Fitness, Nutrition and Stress Management for Disease Prevention
By Dr. Mike Mann
I believe most Primary Care visits lack a thorough and adequate evaluation of Fitness, Nutrition and Stress Management. This may be due to a patient’s limited time with their physician. Perhaps physicians do not feel comfortable and knowledgeable enough about these areas to make recommendations for meaningful lifestyle changes. Also, physicians may feel apprehensive to make recommendations where there may be significant patient noncompliance.

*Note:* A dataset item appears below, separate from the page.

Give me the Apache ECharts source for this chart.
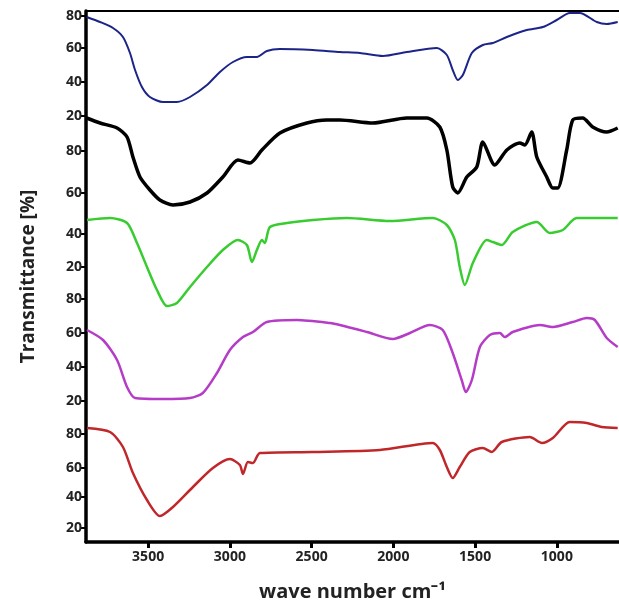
<!DOCTYPE html>
<html>
<head>
<meta charset="utf-8">
<script src="https://cdn.jsdelivr.net/npm/echarts@6/dist/echarts.min.js"></script>
<style>
html, body { margin: 0; padding: 0; background: #fff; }
#main { width: 619px; height: 604px; }
</style>
</head>
<body>
<div id="main"></div>
<script>
// the five spectra are stacked on one shared vertical scale (offset units),
// the left axis just repeats 80/60/40/20 for every trace
var yTickPos = [526, 494, 460, 426, 391, 349, 308, 275, 243, 209, 175, 141, 108, 74, 45, 14];
var yTickText = ['80', '60', '40', '20', '80', '60', '40', '20', '80', '60', '40', '20', '80', '60', '40', '20'];
var xTicks = [3500, 3000, 2500, 2000, 1500, 1000];

var blueData = [
  [3876, 525], [3794, 520], [3715, 514], [3654, 505], [3611, 489], [3580, 472], [3538, 455],
  [3489, 445], [3409, 440], [3324, 440], [3244, 445], [3140, 457], [3061, 470], [2981, 480],
  [2896, 485], [2835, 485], [2774, 491], [2694, 493], [2492, 492], [2327, 490], [2205, 489],
  [2064, 486], [1918, 490], [1734, 494], [1673, 487], [1637, 472], [1606, 462], [1575, 467],
  [1520, 489], [1453, 497], [1392, 499], [1306, 505], [1184, 512], [1086, 515], [1001, 522],
  [921, 529], [860, 529], [756, 520], [695, 518], [628, 520]
];
var blackData = [
  [3876, 424], [3794, 419], [3690, 414], [3629, 405], [3593, 385], [3550, 365], [3489, 352],
  [3428, 342], [3348, 337], [3244, 340], [3140, 349], [3043, 365], [2951, 382], [2877, 379],
  [2804, 392], [2694, 409], [2529, 419], [2407, 422], [2327, 422], [2126, 419], [1918, 424],
  [1795, 424], [1716, 415], [1673, 392], [1637, 355], [1606, 349], [1551, 365], [1490, 375],
  [1453, 400], [1380, 377], [1306, 392], [1227, 399], [1196, 397], [1154, 410], [1123, 385],
  [1062, 365], [1025, 354], [995, 354], [940, 392], [903, 422], [842, 424], [781, 415],
  [695, 410], [628, 414]
];
var greenData = [
  [3874, 322], [3733, 324], [3629, 319], [3568, 299], [3507, 275], [3446, 252], [3385, 236],
  [3324, 239], [3244, 255], [3140, 275], [3043, 292], [2951, 302], [2896, 297], [2865, 280],
  [2835, 292], [2804, 302], [2786, 299], [2755, 315], [2651, 319], [2492, 322], [2285, 324],
  [2022, 321], [1759, 324], [1673, 317], [1624, 302], [1594, 275], [1563, 257], [1514, 279],
  [1429, 302], [1392, 300], [1337, 297], [1270, 310], [1123, 320], [1044, 309], [964, 312],
  [879, 324], [628, 324]
];
var magentaData = [
  [3874, 212], [3776, 202], [3690, 182], [3629, 155], [3580, 144], [3409, 143], [3244, 144],
  [3165, 149], [3079, 169], [3000, 192], [2920, 205], [2859, 210], [2774, 220], [2590, 222],
  [2388, 219], [2327, 217], [2162, 210], [2003, 203], [1899, 209], [1777, 217], [1698, 212],
  [1637, 189], [1582, 162], [1557, 150], [1520, 162], [1471, 195], [1410, 207], [1349, 209],
  [1319, 205], [1270, 210], [1105, 217], [1025, 215], [903, 220], [817, 224], [768, 222],
  [695, 204], [628, 195]
];
var redData = [
  [3874, 114], [3733, 110], [3654, 95], [3593, 69], [3507, 42], [3428, 26], [3348, 35],
  [3226, 55], [3104, 74], [3000, 83], [2939, 77], [2920, 68], [2890, 80], [2859, 79],
  [2816, 89], [2492, 90], [2083, 92], [1759, 99], [1716, 92], [1673, 75], [1637, 64],
  [1594, 75], [1533, 90], [1453, 94], [1398, 90], [1337, 100], [1166, 105], [1092, 99],
  [1025, 104], [921, 120], [817, 119], [726, 115], [628, 114]
];

var chart = echarts.init(document.getElementById('main'));

function trace(data, color, width) {
  return {
    type: 'line',
    data: data,
    showSymbol: false,
    smooth: 0.25,
    lineStyle: { color: color, width: width },
    silent: true
  };
}

var labelFont = {
  color: '#222',
  fontWeight: 'bold',
  fontSize: 14,
  fontFamily: 'Open Sans'
};

var option = {
  backgroundColor: '#fff',
  animation: false,
  grid: { left: 86, right: 0, top: 11, bottom: 62, outerBoundsMode: 'none' },
  xAxis: [{
    type: 'value',
    min: 620,
    max: 3880,
    inverse: true,
    name: 'wave number cm⁻¹',
    nameLocation: 'middle',
    nameGap: 40,
    nameTextStyle: { color: '#222', fontWeight: 'bold', fontSize: 20, fontFamily: 'Open Sans' },
    axisLine: { lineStyle: { color: '#000', width: 3.5 } },
    axisTick: { show: true, customValues: xTicks, length: 6, lineStyle: { color: '#000', width: 3 } },
    axisLabel: Object.assign({
      customValues: xTicks,
      margin: 8,
      formatter: function (value) { return String(value); }
    }, labelFont),
    splitLine: { show: false }
  }, {
    type: 'value',
    position: 'top',
    min: 620,
    max: 3880,
    inverse: true,
    axisLine: { show: true, lineStyle: { color: '#000', width: 2 } },
    axisTick: { show: false },
    axisLabel: { show: false },
    splitLine: { show: false }
  }],
  yAxis: {
    type: 'value',
    min: 0,
    max: 531,
    name: 'Transmittance [%]',
    nameLocation: 'middle',
    nameGap: 48,
    nameTextStyle: { color: '#222', fontWeight: 'bold', fontSize: 19, fontFamily: 'Open Sans' },
    axisLine: { show: true, lineStyle: { color: '#000', width: 3.5 } },
    axisTick: { show: true, customValues: yTickPos, length: 5, lineStyle: { color: '#000', width: 2 } },
    axisLabel: Object.assign({
      customValues: yTickPos,
      margin: 4,
      formatter: function (value) {
        var i = yTickPos.indexOf(value);
        return i >= 0 ? yTickText[i] : '';
      }
    }, labelFont),
    splitLine: { show: false }
  },
  series: [
    trace(blueData, '#1c2488', 2),
    trace(blackData, '#000000', 3.5),
    trace(greenData, '#38cc30', 2.5),
    trace(magentaData, '#b53cc6', 2.5),
    trace(redData, '#c0272b', 2.5)
  ]
};

chart.setOption(option);
</script>
</body>
</html>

This lack of thorough Fitness, Nutrition and Stress Management strategies, though, may leave patients with limited options as they age or are diagnosed with a chronic disease. Many patients may not realize that physical inactivity can put them at increased risk of Cardiovascular Disease and Stroke over their lifetime.1
Health and Human Services recommends patients have at least 150 minutes per week of moderate to vigorous exercise, including aerobic and weight based exercises.2 This recommendation sounds simple, but every patient is different and may require a personalized approach that accounts for age, initial fitness level, motivating interests, chronic or acute disease, and injuries among other factors that make fitness plans sustainable. And the key to compliance with any Medical and Health recommendations is a collaborative Patient-Physician relationship with clear communication.3, 4
Stress and Sleep management are also important factors in disease prevention and treatment. Over time, patients who experience persistent levels of stress, referred to as Allostatic Load, can have more sensitive and heightened physical responses to stress which can have a significant effect on their overall health.5, 6 Stress reduction and sleep hygiene strategies can help mitigate the physical effects of stress over time.
Direct Primary Care (DPC) is a unique and innovative healthcare model that prioritizes an optimal Patient-Physician relationship with clear communication. The extra time physicians are able to spend with patients allows them to address Fitness, Nutrition and Stress Management in a more personalized meaningful way. I believe a comprehensive approach to personalized care places equal importance on Fitness, Nutrition and Stress Management as it does on medications and specialist referrals.
Powell KE, Thompson PD, Caspersen CJ, Kendrick JS. Physical activity and the incidence of coronary heart disease. Annu Rev Public Health. 1987;8:253.
The U.S. Department of Health and Human Services Second Edition of Physical Activity Guidelines for Americans released in 2018.
Daley, J. Overcoming the barrier of words. In: Through the Patient's Eyes: Understanding and Promoting Patient-Centered Care, Gerteis, M, Edgman-Levitan, S, Daley, J, Delbanco, TL (Eds), Jossey-Bass Publishers, San Francisco 1993.
Cuffey YL, Hargraves JL, Rosal M, Breisacher BA, Schoenthaler A, Person S, Hullet S, Allison J. Reported racial discrimination, trust in physicians, and medication adherence among inner-city African Americans with hypertension. Am J Public Health. 2013;103:e55-e62. doi:10.2105/AJPH.2013.301554.
McEwen BS, Stellar E (September 1993). “Stress and the individual. Mechanisms leading to disease”. Archives of Internal Medicine. 153(18): 2093-101.
Lee, Do & Kim, Eosu & Choi, Man-Ho. (2014). Technical and clinical aspects of cortisol as a biochemical marker of chronic stress. BMB reports. 48.